Despite my evangelical sensibilities, I enter into the mystery of the Theotokos now through the particularity of the Kyivan Church. Her icons in my beautiful corner are thus the Theotokos of Belz-Częstochowa, acquired in Kraków by a dear friend at our temple attending World Youth Day in 2016, and the Immovable Wall, given to me by my sister and brother Summer and Julian on their recent trip to Kyiv, where they visited the Kyiv Caves and found her image. Allowing them to gaze upon me, I am drawn into her prayer. In that way, I do not have to ask her what she is thinking anymore.
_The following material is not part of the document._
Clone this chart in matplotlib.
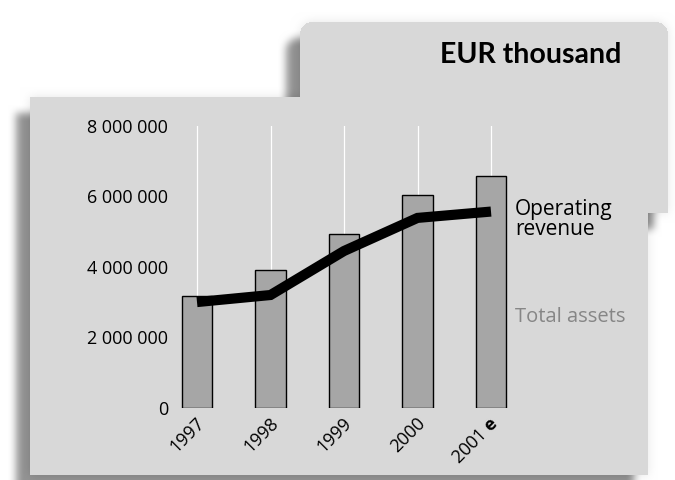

Instead, I am pondering heaven and earth in full communion, psyches joined, heart speaking to heart.
These reflections on the icons in my beautiful corner compose the series I am writing for this year’s St Philip’s Fast in preparation for the Feast of the Nativity, beginning on the Old Calendar as I am in Chicago and switching back to the New Calendar when I return to Richmond in mid-December. They are attempts to account for my process of conversion in the Kyivan Church without discounting the Chinese Christianity of my Protestant past. This post is the third.